Previous studies have already mathematically proven that four microphones and a loudspeaker are sufficient to pinpoint the walls and also calculate their inclination. To prepare for this, the microphones have to be brought into the room at random positions, which will take quite some time and in some situations will be altogether impossible. That is why Kemper and Boutin took the idea one step further. In their theoretical approach, they mounted the loudspeaker and four microphones on a drone – making measurement much more practical, because the equipment does not have to be installed in the room.

The basic principle remains unchanged in the current approach: When the loudspeaker sends out a sound impulse, the waves bounce back from the walls. These direct reflections of the impulse are referred to as first order echoes. The biggest problem arising in the mathematical feasibility study: "Every microphone detects a large number of echoes. We need to be able to decide with certainty which echoes are coming from which wall," says Kemper.
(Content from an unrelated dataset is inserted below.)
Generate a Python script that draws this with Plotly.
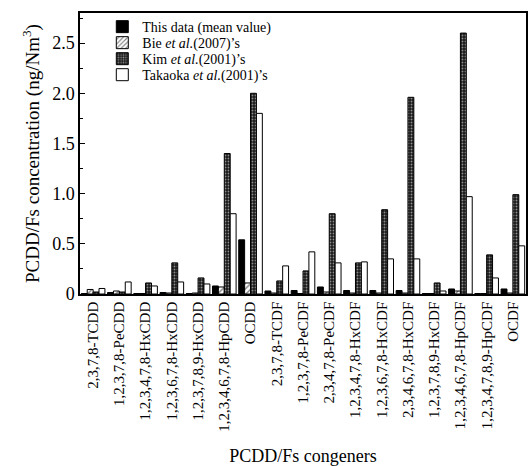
import plotly.graph_objects as go

congeners = ["2,3,7,8-TCDD", "1,2,3,7,8-PeCDD", "1,2,3,4,7,8-HxCDD", "1,2,3,6,7,8-HxCDD",
             "1,2,3,7,8,9-HxCDD", "1,2,3,4,6,7,8-HpCDD", "OCDD", "2,3,7,8-TCDF",
             "1,2,3,7,8-PeCDF", "2,3,4,7,8-PeCDF", "1,2,3,4,7,8-HxCDF", "1,2,3,6,7,8-HxCDF",
             "2,3,4,6,7,8-HxCDF", "1,2,3,7,8,9-HxCDF", "1,2,3,4,6,7,8-HpCDF",
             "1,2,3,4,7,8,9-HpCDF", "OCDF"]

this_data = [0.005, 0.015, 0.005, 0.015, 0.005, 0.08, 0.54, 0.03, 0.035, 0.07, 0.035, 0.035,
             0.035, 0.005, 0.05, 0.005, 0.05]
bie = [0.045, 0.03, 0.005, 0.01, 0.01, 0.07, 0.11, 0.01, 0.005, 0.02, 0.01, 0.01,
       0.01, 0.005, 0.03, 0.005, 0.01]
kim = [0.02, 0.02, 0.11, 0.31, 0.16, 1.40, 2.00, 0.13, 0.23, 0.80, 0.31, 0.84,
       1.96, 0.11, 2.60, 0.39, 0.99]
takaoka = [0.055, 0.12, 0.08, 0.12, 0.10, 0.80, 1.80, 0.28, 0.42, 0.31, 0.32, 0.35,
           0.35, 0.03, 0.97, 0.16, 0.48]

names = ["This data (mean value)", "Bie <i>et al.</i>(2007)\u2019s",
         "Kim <i>et al.</i>(2001)\u2019s", "Takaoka <i>et al.</i>(2001)\u2019s"]

y_ticks = [0, 0.5, 1.0, 1.5, 2.0, 2.5]
y_ticktext = ["0", "0.5", "1.0", "1.5", "2.0", "2.5"]

FONT = "Liberation Serif"
line = dict(color="black", width=1)

fig = go.Figure()
fig.add_trace(go.Bar(x=congeners, y=this_data, name=names[0], legend="legend",
                     marker=dict(color="black", line=line)))
fig.add_trace(go.Bar(x=congeners, y=bie, name=names[1], legend="legend2",
                     marker=dict(color="white", line=line,
                                 pattern=dict(shape="/", fgcolor="black", bgcolor="white",
                                              size=4, solidity=0.35))))
fig.add_trace(go.Bar(x=congeners, y=kim, name=names[2], legend="legend3",
                     marker=dict(color="#333", line=line,
                                 pattern=dict(shape=".", fgcolor="white", bgcolor="#1a1a1a",
                                              size=3, solidity=0.3))))
fig.add_trace(go.Bar(x=congeners, y=takaoka, name=names[3], legend="legend4",
                     marker=dict(color="white", line=line)))

leg_rows = [0.950, 0.893, 0.836, 0.779]
legend_common = dict(x=0.05, xanchor="left", yanchor="middle", bgcolor="rgba(0,0,0,0)",
                     font=dict(family=FONT, size=14, color="black"), itemwidth=30)
layout_legends = {}
for i, key in enumerate(["legend", "legend2", "legend3", "legend4"]):
    layout_legends[key] = dict(legend_common, y=leg_rows[i])

fig.update_layout(
    width=529, height=466,
    margin=dict(l=80, r=1, t=13, b=172),
    paper_bgcolor="white", plot_bgcolor="white",
    barmode="group", bargap=0.1, bargroupgap=0,
    font=dict(family=FONT, color="black"),
    showlegend=True,
    **layout_legends,
)
fig.update_xaxes(
    type="category", range=[-0.5, 16.5], tickangle=-90,
    tickfont=dict(family=FONT, size=15), ticks="",
    showline=True, linecolor="black", linewidth=1.5, mirror=True,
    showgrid=False,
    title=dict(text="PCDD/Fs congeners", font=dict(family=FONT, size=18), standoff=20),
)
fig.update_yaxes(
    range=[0, 2.8], tickvals=y_ticks, ticktext=y_ticktext,
    ticks="inside", ticklen=5, tickcolor="black",
    minor=dict(tickmode="linear", tick0=0, dtick=0.25, ticks="inside", ticklen=3, tickcolor="black"),
    tickfont=dict(family=FONT, size=18),
    showline=True, linecolor="black", linewidth=1.5, mirror=True,
    showgrid=False, zeroline=False,
    title=dict(text="PCDD/Fs concentration (ng/Nm<sup>3</sup>)", font=dict(family=FONT, size=19),
               standoff=8),
)

fig.write_html("out.html")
The transit time – the time delay between emitting the sound pulse and receiving its echo – can be determined very precisely using the microphones. All transit times from a given wall have a specific relationship with one another. Kemper and Boutin developed a new algorithm that uses this relationship to assign individual echoes to a particular wall. Once the echoes have been assigned to the right walls, the position and inclination of the walls are calculated using a geometric approach similar to that used by GPS when determining location data.

The calculation can go wrong, however. That is because some echoes might satisfy the conditions of the mathematical relationship by chance. This leads to the identification of walls that are actually not there, so-called ghost walls. "Naively, the probability of ghost walls would be expected to be higher when the microphones are mounted on a drone," explains Kemper. "This is because, in contrast to microphones mounted freely in space, they have less freedom of movement due to their rigid mounting on the drone. Instead of twelve, they have only six degrees of freedom."

The question of how likely it is for such ghost walls to arise in the measurement process leads to the core statement of the paper: Kemper and Boutin have proved that the drone's freedom of motion is sufficient for the probability of placing it in a "good" position – meaning a position where no ghost walls are detected – to be equal to 1. In other words, such a placement is a near certainty. "The six degrees of freedom of the drone are sufficient for the microphones to be almost certainly in an optimal position for the measurement," says Kemper. The only prerequisite is that the microphones are not arranged in a common plane on the drone.

In a next step, the researchers' scenario will become more realistic: They hope to find a mathematical solution for when errors or inaccuracies occur during measurement. They also intend to study configurations with the loudspeaker and microphones mounted on ground-based vehicles.